AICore — Multi-Provider LLM Gateway
AICore—Multi-ProviderLLMGateway
A single SDK and edge proxy that puts OpenAI, Anthropic, Gemini, and Groq behind one contract — every call comes back normalized, with its cost, tokens, and latency attached.
The Problem
Shipping AI features means re-learning four different SDKs, having no visibility into what any single call costs, and rebuilding the same plumbing — retries, error handling, logging — for every provider. AICore collapses that into one contract: one SDK call returns a normalized response with per-call cost, token count, and latency, regardless of which provider served it.
Architecture Thinking
The whole system hangs off one idea: if every provider returns the same shape, then routing, error handling, cost accounting, and telemetry can each be written once. So the center of the codebase isn't a provider — it's a contract. A pnpm + Turborepo monorepo with a shared-types spine (every package depends on it; it depends on nothing) makes that contract enforceable at build time. A thin SDK calls a Cloudflare Workers edge proxy that runs a composed middleware chain and routes to one of four provider adapters.
The Provider Contract
Every adapter returns the same discriminated union and the same usage shape, so the proxy builds the response envelope and the telemetry row exactly once:
export interface ProviderCallUsage {
provider: string;
model: string;
inputTokens: number;
outputTokens: number;
costCents: number;
latencyMs: number;
}
// Discriminated union returned by every provider adapter.
export type ProviderCallResult =
| { ok: true; data: unknown; usage: ProviderCallUsage }
| { ok: false; error: AICoreError };
Adding a fifth provider is a closed change: implement the interface, register it, done.
Composed Middleware
Each concern — logging, auth, validation, circuit-breaker — is an isolated layer, run as an onion where every layer calls the next:
export function compose(...middlewares: Middleware[]) {
return async (request, env, ctx) => {
const context = { request, env, ctx, state: {}, startTime: Date.now() };
let index = -1;
async function dispatch(i: number): Promise<Response> {
if (i <= index) throw new Error("next() called multiple times");
index = i;
const fn = middlewares[i];
if (i === middlewares.length) return new Response("Not Found", { status: 404 });
return fn(context, () => dispatch(i + 1)); // hand off to the next layer
}
return dispatch(0);
};
}
Hot-Path Safety
Telemetry, logging, and spend tracking run off the request path via ctx.waitUntil — best-effort, fire-and-forget — so observability can never throw into a user's AI call. Each provider's wildly different error shapes are normalized to one AICoreError, guarded by a contract test suite all four adapters must pass.
Telemetry as a Contract
Usage rows land in a monthly-partitioned, row-level-secured Supabase Postgres table.

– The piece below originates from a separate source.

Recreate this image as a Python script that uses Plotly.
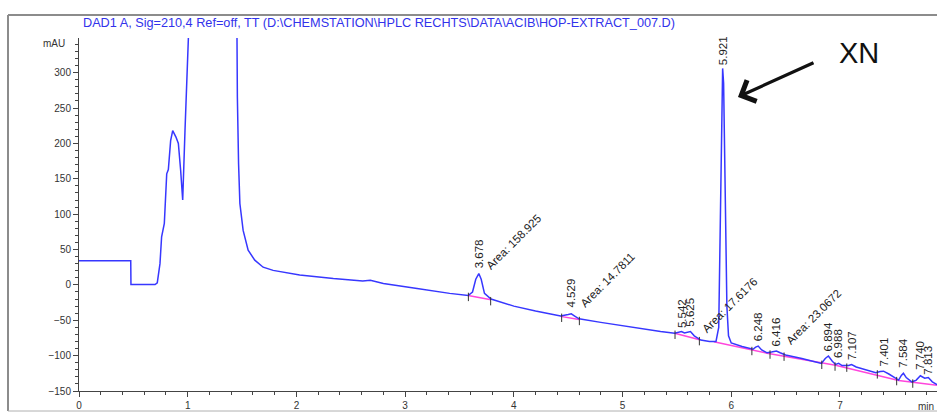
import plotly.graph_objects as go

# Signal trace: retention time (min) and detector response (mAU)
time_min = [
    0.00, 0.470, 0.476, 0.478, 0.55, 0.66, 0.70, 0.72, 0.745, 0.76, 0.785,
    0.807, 0.818, 0.822, 0.843, 0.862, 0.892, 0.914, 0.935, 0.954, 0.975,
    1.006, 1.03, 1.20, 1.43, 1.451, 1.457, 1.468, 1.48, 1.51, 1.556, 1.617,
    1.694, 1.786, 1.91, 2.03, 2.34, 2.61, 2.68, 2.80, 3.11, 3.32, 3.41,
    3.58, 3.62, 3.65, 3.678, 3.70, 3.73, 3.79, 4.00, 4.20, 4.43, 4.50,
    4.529, 4.56, 4.60, 4.80, 5.00, 5.17, 5.35, 5.48, 5.52, 5.542, 5.57,
    5.60, 5.625, 5.66, 5.72, 5.80, 5.86, 5.885, 5.90, 5.915, 5.921, 5.93,
    5.945, 5.96, 5.975, 6.00, 6.10, 6.20, 6.225, 6.248, 6.28, 6.33, 6.37,
    6.40, 6.416, 6.45, 6.50, 6.65, 6.83, 6.865, 6.894, 6.93, 6.96, 6.988,
    7.02, 7.08, 7.107, 7.15, 7.33, 7.37, 7.401, 7.45, 7.54, 7.565, 7.584,
    7.61, 7.66, 7.70, 7.740, 7.78, 7.813, 7.85, 7.893,
]
signal_mau = [
    34, 34, 34, 0.5, 0.5, -0.5, 0.5, 3, 30, 68, 87,
    157, 160, 163, 204, 218, 209, 200, 162, 120, 218,
    348, 900, 1500, 900, 348, 265, 171, 115, 77, 49, 35,
    25, 20.5, 17.5, 14, 9, 5.6, 6.5, 2, -5, -10, -12,
    -15, -10, 8, 16, 8, -12, -20, -30, -37, -44, -42,
    -41, -44, -48, -53, -58, -62, -66, -68.5, -67, -66, -68,
    -67, -66, -72, -78, -80, -80, -60, 120, 290, 306, 285,
    120, -30, -72, -82, -87, -91, -88, -86.5, -92, -96, -95,
    -94, -93.5, -96, -99, -104, -111, -104, -100.5, -108, -112.5, -111,
    -114, -114, -112.5, -116, -124, -122.5, -122, -126, -134.5, -128, -125,
    -131, -137, -135, -128.5, -132, -131, -137, -141,
]

# Integration baselines (segments separated by None)
base_time = [3.58, 3.79, None, 4.43, 4.60, None, 5.48, 5.71, None,
             5.84, 6.33, 6.96, 7.54, 7.893]
base_mau = [-15, -21, None, -44.5, -49, None, -68.5, -77.5, None,
            -80.5, -96.5, -113.5, -135, -142]

# Integration event marks
event_time = [3.582, 3.787, 4.44, 4.603, 5.483, 5.707, 6.19, 6.357, 6.486,
              6.833, 6.955, 7.063, 7.344, 7.522, 7.67]
event_mau = [-17, -23, -46.5, -51, -70.5, -79.5, -93.5, -98.5, -101.5,
             -113, -115.5, -117, -126.5, -136, -139.5]

# Retention-time labels: time and label foot (mAU)
rt_labels = ["3.678", "4.529", "5.542", "5.625", "5.921", "6.248", "6.416",
             "6.894", "6.988", "7.107", "7.401", "7.584", "7.740", "7.813"]
rt_times = [3.678, 4.529, 5.542, 5.625, 5.921, 6.248, 6.416,
            6.894, 6.988, 7.107, 7.401, 7.584, 7.740, 7.813]
rt_label_foot = [21, -35, -64, -62, 308, -83, -90,
                 -97, -106, -109, -118, -120, -123, -130]

# Peak area labels
area_labels = ["Area: 158.925", "Area: 14.7811", "Area: 17.6176", "Area: 23.0672"]
area_times = [3.70, 4.565, 5.69, 6.46]
area_foot = [14, -38.7, -75, -92]

title_text = r"DAD1 A, Sig=210,4 Ref=off, TT (D:\CHEMSTATION\HPLC RECHTS\DATA\ACIB\HOP-EXTRACT_007.D)"

W, H = 937, 412
L, R, T, B = 79, 0, 38, 21
PW, PH = W - L - R, H - T - B


def px_x(px):
    return (px - L) / PW


def px_y(py):
    return 1 - (py - T) / PH


FONT = "Arial, Liberation Sans, sans-serif"

fig = go.Figure()
fig.add_trace(go.Scatter(x=base_time, y=base_mau, mode="lines",
                         line=dict(color="rgb(255,70,220)", width=1.5),
                         connectgaps=False, hoverinfo="skip"))
fig.add_trace(go.Scatter(x=time_min, y=signal_mau, mode="lines",
                         line=dict(color="rgb(55,55,255)", width=1.5)))
fig.add_trace(go.Scatter(x=event_time, y=event_mau, mode="markers",
                         marker=dict(symbol="line-ns", size=6,
                                     line=dict(color="#333", width=1)),
                         hoverinfo="skip"))

annotations = []
for txt, t, yv in zip(rt_labels, rt_times, rt_label_foot):
    annotations.append(dict(x=t, y=yv, xref="x", yref="y", text=txt,
                            textangle=-90, showarrow=False,
                            xanchor="center", yanchor="bottom",
                            font=dict(family=FONT, size=11.5, color="#222")))
for txt, t, yv in zip(area_labels, area_times, area_foot):
    annotations.append(dict(x=t, y=yv, xref="x", yref="y", text=txt,
                            textangle=-45, showarrow=False,
                            xanchor="left", yanchor="bottom",
                            font=dict(family=FONT, size=11.5, color="#222")))

annotations += [
    dict(x=px_x(81), y=px_y(23), xref="paper", yref="paper", text=title_text,
         showarrow=False, xanchor="left", yanchor="middle",
         font=dict(family=FONT, size=12.7, color="rgb(50,50,235)")),
    dict(x=px_x(67), y=px_y(44), xref="paper", yref="paper", text="mAU",
         showarrow=False, xanchor="right", yanchor="middle",
         font=dict(family=FONT, size=10, color="#333")),
    dict(x=px_x(916), y=px_y(407), xref="paper", yref="paper", text="min",
         showarrow=False, xanchor="left", yanchor="middle",
         font=dict(family=FONT, size=10, color="#333")),
    dict(x=px_x(859), y=px_y(53), xref="paper", yref="paper", text="XN",
         showarrow=False, xanchor="center", yanchor="middle",
         font=dict(family=FONT, size=29, color="#111")),
    dict(x=px_x(738), y=px_y(97), xref="paper", yref="paper", text="",
         showarrow=True, ax=77, ay=-35, arrowhead=4, arrowsize=1.4,
         arrowwidth=3.2, arrowcolor="#111", standoff=0),
]

shapes = [
    dict(type="line", xref="paper", yref="paper", x0=px_x(8), x1=px_x(950),
         y0=px_y(15), y1=px_y(15), line=dict(color="#8c8c8c", width=2)),
    dict(type="line", xref="paper", yref="paper", x0=px_x(8), x1=px_x(8),
         y0=px_y(15), y1=px_y(411), line=dict(color="#8c8c8c", width=2)),
    dict(type="line", xref="paper", yref="paper", x0=px_x(8), x1=px_x(950),
         y0=px_y(411), y1=px_y(411), line=dict(color="#b0b0b0", width=1)),
]

axis_common = dict(showgrid=False, zeroline=False, showline=True,
                   linecolor="#444", linewidth=1, ticks="outside", ticklen=5,
                   tickcolor="#444", tickwidth=1,
                   tickfont=dict(family=FONT, size=10, color="#333"))

fig.update_layout(
    width=W, height=H,
    margin=dict(l=L, r=R, t=T, b=B),
    paper_bgcolor="white", plot_bgcolor="white",
    showlegend=False,
    font=dict(family=FONT),
    xaxis=dict(range=[0, 7.893], tickmode="linear", tick0=0, dtick=1,
               minor=dict(dtick=0.2, ticks="outside", ticklen=3,
                          tickcolor="#444", showgrid=False),
               **axis_common),
    yaxis=dict(range=[-150, 349], tickmode="linear", tick0=0, dtick=50,
               minor=dict(dtick=10, ticks="outside", ticklen=3,
                          tickcolor="#444", showgrid=False),
               **axis_common),
    annotations=annotations,
    shapes=shapes,
)

fig.write_html("out.html")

Because partitioned tables are painful to migrate, the schema reserves its full future shape — agent id, workflow id, cache hit, quality score — from day one; later features fill columns instead of running risky migrations.
Constraints
It sits on the hot path of someone else's product, so nothing it does can add latency or a failure mode to their AI call — hence edge deployment and fire-and-forget telemetry. It spans independent deploy targets (worker, dashboard, SDK, CLI) sharing one contract, so the type spine and eight ADRs exist to keep them honest. And it's cost-reporting software, so the cost math has to be exact — a unit bug there is the whole value proposition gone.
What It Demonstrates
- Contract-first design — one discriminated-union result type lets four providers share routing, error handling, and telemetry, and makes a fifth a closed change.
- Hot-path safety —
ctx.waitUntilkeeps all observability off the user's request, so logging can never break a call. - Error normalization — four providers' incompatible error shapes collapse into one
AICoreError, enforced by a shared contract test suite. - Schema foresight — a partitioned telemetry table that reserves future columns up front, avoiding risky migrations later.
- Monorepo discipline — a shared-types spine plus eight written ADRs keep independently-deployed services in sync.
Outcome
Four working provider adapters, a unified SDK, accurate sub-cent cost reporting, eight architecture-decision records, and a blocking CI gate of strict type-checking plus green tests across every package. I built it as a production-grade reference for how a multi-provider AI layer should be structured — contracts first, observability built in, decisions written down.